Collect all lines containing the word "draw" from the data.

============================================================

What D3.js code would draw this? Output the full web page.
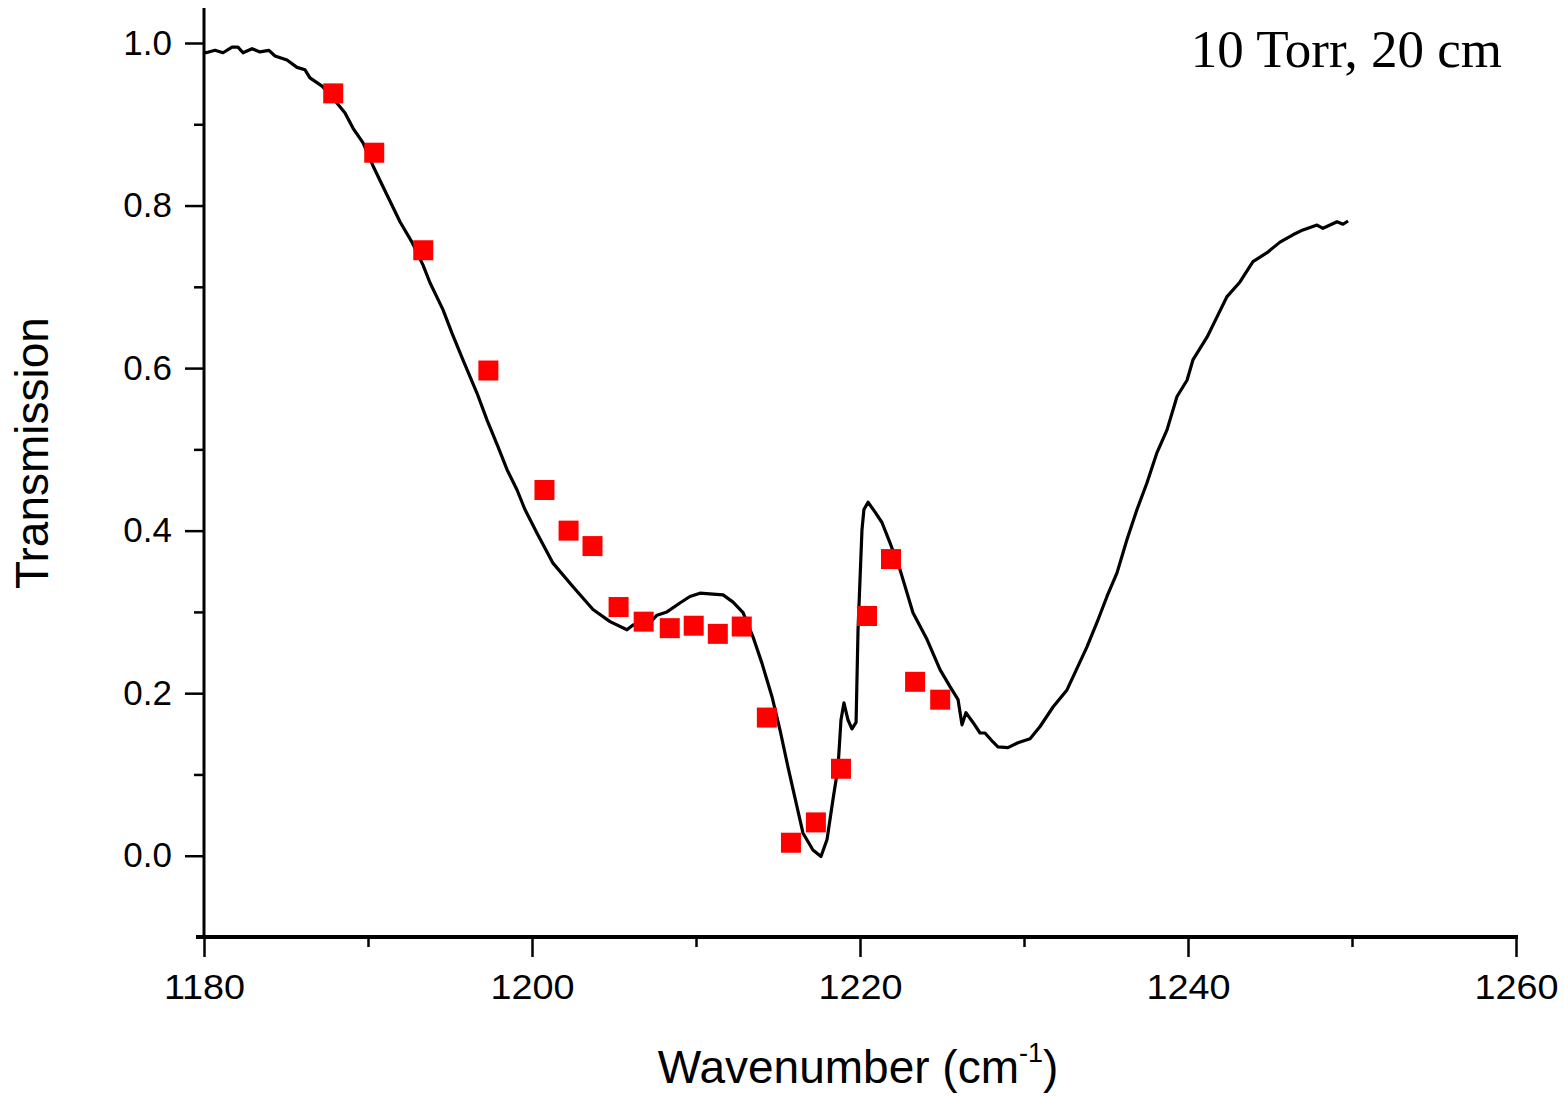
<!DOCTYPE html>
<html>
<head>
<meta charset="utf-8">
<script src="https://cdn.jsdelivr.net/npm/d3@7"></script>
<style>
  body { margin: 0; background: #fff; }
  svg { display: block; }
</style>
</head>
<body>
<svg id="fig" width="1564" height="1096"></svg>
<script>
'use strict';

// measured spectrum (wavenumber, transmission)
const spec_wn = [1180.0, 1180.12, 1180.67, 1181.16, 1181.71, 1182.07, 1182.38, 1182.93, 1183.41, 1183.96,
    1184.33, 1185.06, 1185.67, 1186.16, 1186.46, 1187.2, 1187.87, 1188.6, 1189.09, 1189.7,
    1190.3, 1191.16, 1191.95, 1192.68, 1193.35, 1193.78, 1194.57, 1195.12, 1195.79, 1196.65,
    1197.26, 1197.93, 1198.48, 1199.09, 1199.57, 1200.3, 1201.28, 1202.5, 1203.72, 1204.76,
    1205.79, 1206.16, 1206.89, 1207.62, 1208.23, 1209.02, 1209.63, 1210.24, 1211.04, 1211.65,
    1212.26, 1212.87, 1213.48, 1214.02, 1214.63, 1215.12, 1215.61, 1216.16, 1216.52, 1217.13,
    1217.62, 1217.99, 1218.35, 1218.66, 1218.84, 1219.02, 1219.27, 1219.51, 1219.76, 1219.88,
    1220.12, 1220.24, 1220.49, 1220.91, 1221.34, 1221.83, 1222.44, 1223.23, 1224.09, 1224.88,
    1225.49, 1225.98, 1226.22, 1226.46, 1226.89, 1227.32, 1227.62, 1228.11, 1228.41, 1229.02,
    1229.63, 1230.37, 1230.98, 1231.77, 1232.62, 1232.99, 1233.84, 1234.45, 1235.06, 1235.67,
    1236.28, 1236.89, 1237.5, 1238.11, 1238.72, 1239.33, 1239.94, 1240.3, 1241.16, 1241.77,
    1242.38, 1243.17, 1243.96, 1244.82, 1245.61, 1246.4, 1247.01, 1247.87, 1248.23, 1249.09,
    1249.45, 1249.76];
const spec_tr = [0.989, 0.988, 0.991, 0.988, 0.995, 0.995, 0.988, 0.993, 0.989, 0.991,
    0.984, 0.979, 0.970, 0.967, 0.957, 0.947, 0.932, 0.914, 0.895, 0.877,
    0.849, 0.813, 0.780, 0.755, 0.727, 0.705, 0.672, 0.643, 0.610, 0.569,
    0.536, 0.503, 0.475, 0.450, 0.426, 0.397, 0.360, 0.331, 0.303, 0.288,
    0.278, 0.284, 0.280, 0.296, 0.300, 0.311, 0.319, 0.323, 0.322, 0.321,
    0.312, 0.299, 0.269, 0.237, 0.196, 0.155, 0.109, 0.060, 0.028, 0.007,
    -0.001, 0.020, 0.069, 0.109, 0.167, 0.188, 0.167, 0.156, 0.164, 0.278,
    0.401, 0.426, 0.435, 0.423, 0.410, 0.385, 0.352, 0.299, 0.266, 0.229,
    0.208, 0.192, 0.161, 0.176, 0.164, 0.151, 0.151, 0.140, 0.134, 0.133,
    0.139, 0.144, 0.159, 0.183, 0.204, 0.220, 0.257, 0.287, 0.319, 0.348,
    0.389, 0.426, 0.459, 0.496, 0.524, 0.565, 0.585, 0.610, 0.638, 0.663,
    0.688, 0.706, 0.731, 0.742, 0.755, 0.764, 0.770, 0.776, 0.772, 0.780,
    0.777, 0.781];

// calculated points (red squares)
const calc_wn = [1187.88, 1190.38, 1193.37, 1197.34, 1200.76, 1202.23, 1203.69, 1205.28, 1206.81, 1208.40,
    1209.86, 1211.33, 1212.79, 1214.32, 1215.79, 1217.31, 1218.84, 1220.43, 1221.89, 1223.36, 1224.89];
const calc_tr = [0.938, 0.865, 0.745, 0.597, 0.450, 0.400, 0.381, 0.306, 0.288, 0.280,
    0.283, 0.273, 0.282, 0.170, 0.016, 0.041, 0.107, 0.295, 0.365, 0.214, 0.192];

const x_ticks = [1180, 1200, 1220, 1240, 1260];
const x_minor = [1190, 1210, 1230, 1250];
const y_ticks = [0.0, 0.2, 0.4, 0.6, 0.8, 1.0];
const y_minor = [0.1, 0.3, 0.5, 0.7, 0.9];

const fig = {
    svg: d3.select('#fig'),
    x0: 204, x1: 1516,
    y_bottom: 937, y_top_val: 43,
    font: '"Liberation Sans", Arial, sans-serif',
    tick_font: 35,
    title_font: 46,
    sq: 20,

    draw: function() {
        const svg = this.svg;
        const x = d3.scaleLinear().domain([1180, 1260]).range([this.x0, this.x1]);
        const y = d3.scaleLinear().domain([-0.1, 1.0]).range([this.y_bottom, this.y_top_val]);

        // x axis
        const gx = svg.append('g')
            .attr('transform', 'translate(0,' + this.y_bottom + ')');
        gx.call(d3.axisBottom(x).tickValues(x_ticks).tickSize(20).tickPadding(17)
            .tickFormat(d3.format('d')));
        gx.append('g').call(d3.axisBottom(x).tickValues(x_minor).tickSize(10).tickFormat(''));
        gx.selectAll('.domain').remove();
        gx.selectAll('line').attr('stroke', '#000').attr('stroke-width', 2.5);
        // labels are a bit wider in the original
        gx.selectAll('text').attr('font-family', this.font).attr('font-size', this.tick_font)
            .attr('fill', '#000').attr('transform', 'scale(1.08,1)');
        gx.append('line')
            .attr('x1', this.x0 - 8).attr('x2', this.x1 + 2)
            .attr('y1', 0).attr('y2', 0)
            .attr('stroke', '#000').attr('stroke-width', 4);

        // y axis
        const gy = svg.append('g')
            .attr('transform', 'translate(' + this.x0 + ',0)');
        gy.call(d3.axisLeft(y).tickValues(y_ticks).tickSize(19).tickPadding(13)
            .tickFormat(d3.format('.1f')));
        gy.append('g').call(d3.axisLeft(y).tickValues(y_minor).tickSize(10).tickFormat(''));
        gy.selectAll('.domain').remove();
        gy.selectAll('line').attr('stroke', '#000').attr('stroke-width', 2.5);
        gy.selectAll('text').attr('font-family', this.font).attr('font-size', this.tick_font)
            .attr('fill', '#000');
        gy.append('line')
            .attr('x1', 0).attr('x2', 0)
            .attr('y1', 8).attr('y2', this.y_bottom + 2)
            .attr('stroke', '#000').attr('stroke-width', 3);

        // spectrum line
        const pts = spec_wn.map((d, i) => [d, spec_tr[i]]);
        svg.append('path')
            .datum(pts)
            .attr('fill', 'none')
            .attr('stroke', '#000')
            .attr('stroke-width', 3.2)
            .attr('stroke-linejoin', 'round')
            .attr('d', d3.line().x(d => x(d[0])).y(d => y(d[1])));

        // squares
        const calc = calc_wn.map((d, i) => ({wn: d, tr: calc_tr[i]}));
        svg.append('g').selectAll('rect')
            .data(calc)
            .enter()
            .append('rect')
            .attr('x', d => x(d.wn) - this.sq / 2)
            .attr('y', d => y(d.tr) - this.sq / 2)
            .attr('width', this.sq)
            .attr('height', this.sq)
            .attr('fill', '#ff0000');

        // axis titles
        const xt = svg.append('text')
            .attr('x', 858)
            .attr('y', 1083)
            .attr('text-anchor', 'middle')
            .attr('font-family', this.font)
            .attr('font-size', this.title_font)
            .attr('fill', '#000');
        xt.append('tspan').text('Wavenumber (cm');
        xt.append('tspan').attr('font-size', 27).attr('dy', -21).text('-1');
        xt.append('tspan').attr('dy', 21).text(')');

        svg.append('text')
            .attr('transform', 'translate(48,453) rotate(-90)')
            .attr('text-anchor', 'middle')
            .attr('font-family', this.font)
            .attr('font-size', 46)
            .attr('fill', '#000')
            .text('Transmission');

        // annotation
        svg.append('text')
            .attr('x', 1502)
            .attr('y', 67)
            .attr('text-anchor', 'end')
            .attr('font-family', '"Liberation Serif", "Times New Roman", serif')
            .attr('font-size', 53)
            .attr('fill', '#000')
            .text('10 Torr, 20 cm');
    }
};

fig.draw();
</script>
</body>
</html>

============================================================

# Output for this task
What D3.js code would draw this? Output the full web page.
    draw: function() {
fig.draw();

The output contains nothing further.